The strongest call performance correlated with agents or systems having context before dialing, not with script perfection. A follow-up call proved more effective when the caller understood why the lead was being contacted—which specific property they viewed, the price range they searched, whether they clicked a market update, and whether they entered as a buyer, seller, investor, or past client.

Without that context, even polished opening lines sound generic, the analysis found. “I saw you were looking at homes in Scottsdale” differs materially from “I’m just following up on your real estate inquiry” in both answer rate and conversation quality, according to the data.

This shift matters for teams investing in AI-powered tools and automation. The future of follow-up is better data before the call starts, not just better scripts during the call. The more context an assistant has, the more likely the call feels relevant to the consumer, the report concluded.

Multi-Touch Sequences Improve Answer Rates

Many leads do not answer on the first attempt, the call data showed. Engagement often required more than one touch—a common pattern was multiple calls paired with a text message from the same number before the lead responded.

This finding challenges the widespread agent practice of labeling leads as bad or unresponsive after a single unanswered call and voicemail. The issue may not be lead quality but insufficient follow-up sequence depth, according to the analysis. Consumers may be working, driving, with family, or unwilling to answer an unfamiliar number on first contact. A second call, especially when paired with a relevant text from the same number, can make outreach feel more recognizable and less random.

Persistence must be tied to context, the report noted. Calling repeatedly without a relevant reason registers as pressure. Calling with a clear connection to a recent action registers as service. That difference directly affects conversion.

Local Phone Presence Affects Trust and Answer Rates

Phone number strategy plays a larger role than many teams realize, the analysis found. When a lead in Arizona receives a call from a New York number, the trust gap starts before the conversation begins. The consumer is already deciding whether the call feels familiar, local, and worth answering, or whether it resembles unwanted telemarketing.

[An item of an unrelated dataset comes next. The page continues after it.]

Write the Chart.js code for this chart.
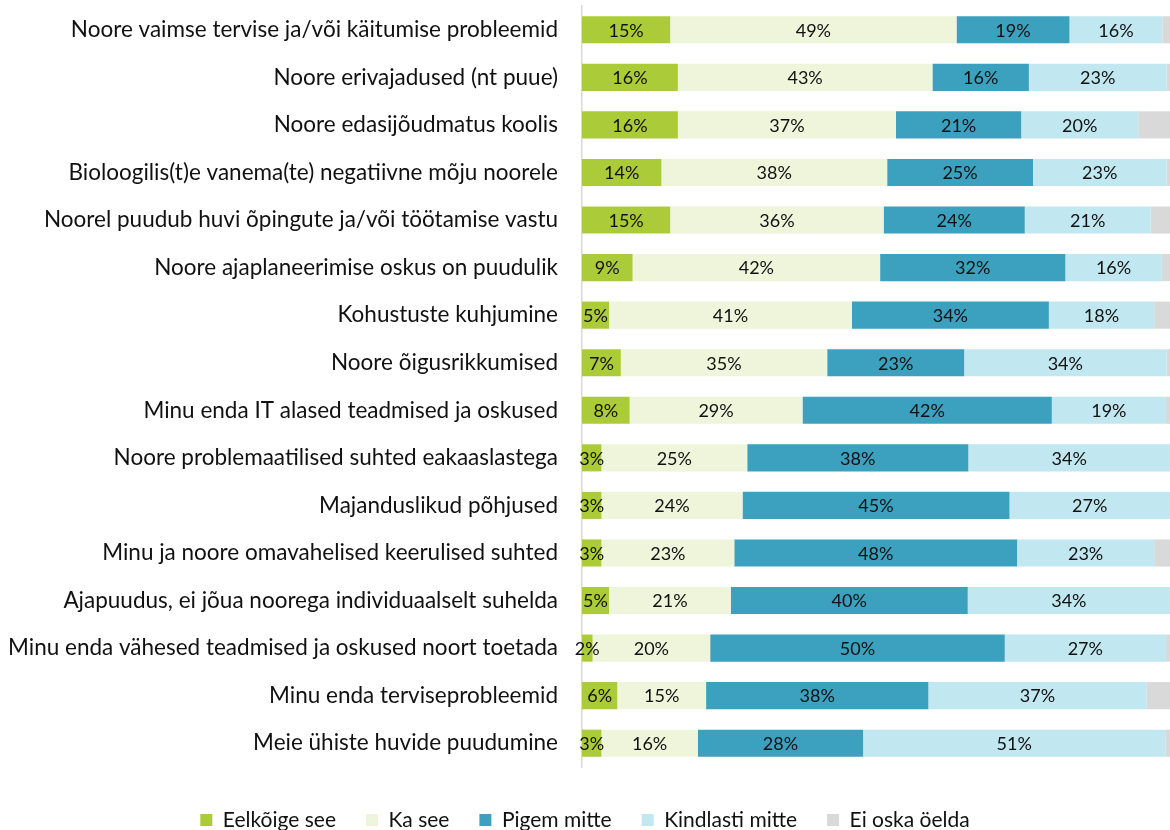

Local presence is not about manipulation—it is about reducing friction in the moment the consumer sees the call coming in, according to the report. This applies to both human ISAs and AI-powered calling systems. Teams using AI follow-up should ensure the outbound caller ID matches the lead’s geography when possible.

The research did not specify exact answer-rate differentials between local and non-local numbers but characterized the impact as measurable across the one-million-call dataset.

Why This Matters Now

Real estate teams face a decision point as AI calling tools drop the cost and increase the speed of outbound follow-up. The default response—dial more contacts faster—creates activity metrics without necessarily creating appointments. The one-million-call analysis provides a counter-framework: follow-up performance depends more on who you call and when than on how many you call.

For agents and brokers, this translates to workflow redesign. Instead of loading entire databases into call queues, teams should build automation around intent triggers—property clicks, form submissions, email engagement, saved searches. The same technology that enables high-volume calling can be redeployed to monitor signals and route leads to human or AI follow-up based on demonstrated interest. Systems that connect website visitor tracking, email platform engagement data, and CRM activity into a single intent score will outperform systems that treat every contact equally.

The shift also matters for lead acquisition strategy. If intent signals drive conversion, then campaigns designed to generate low-intent volume (mass portal leads, cold Facebook signups) will require more touches and deliver lower ROI than campaigns designed to capture high-intent actions (property-specific landing pages, valuation tools, neighborhood market reports). Agents optimizing for lead quality rather than lead count gain compounding advantage as follow-up systems improve at detecting and acting on intent.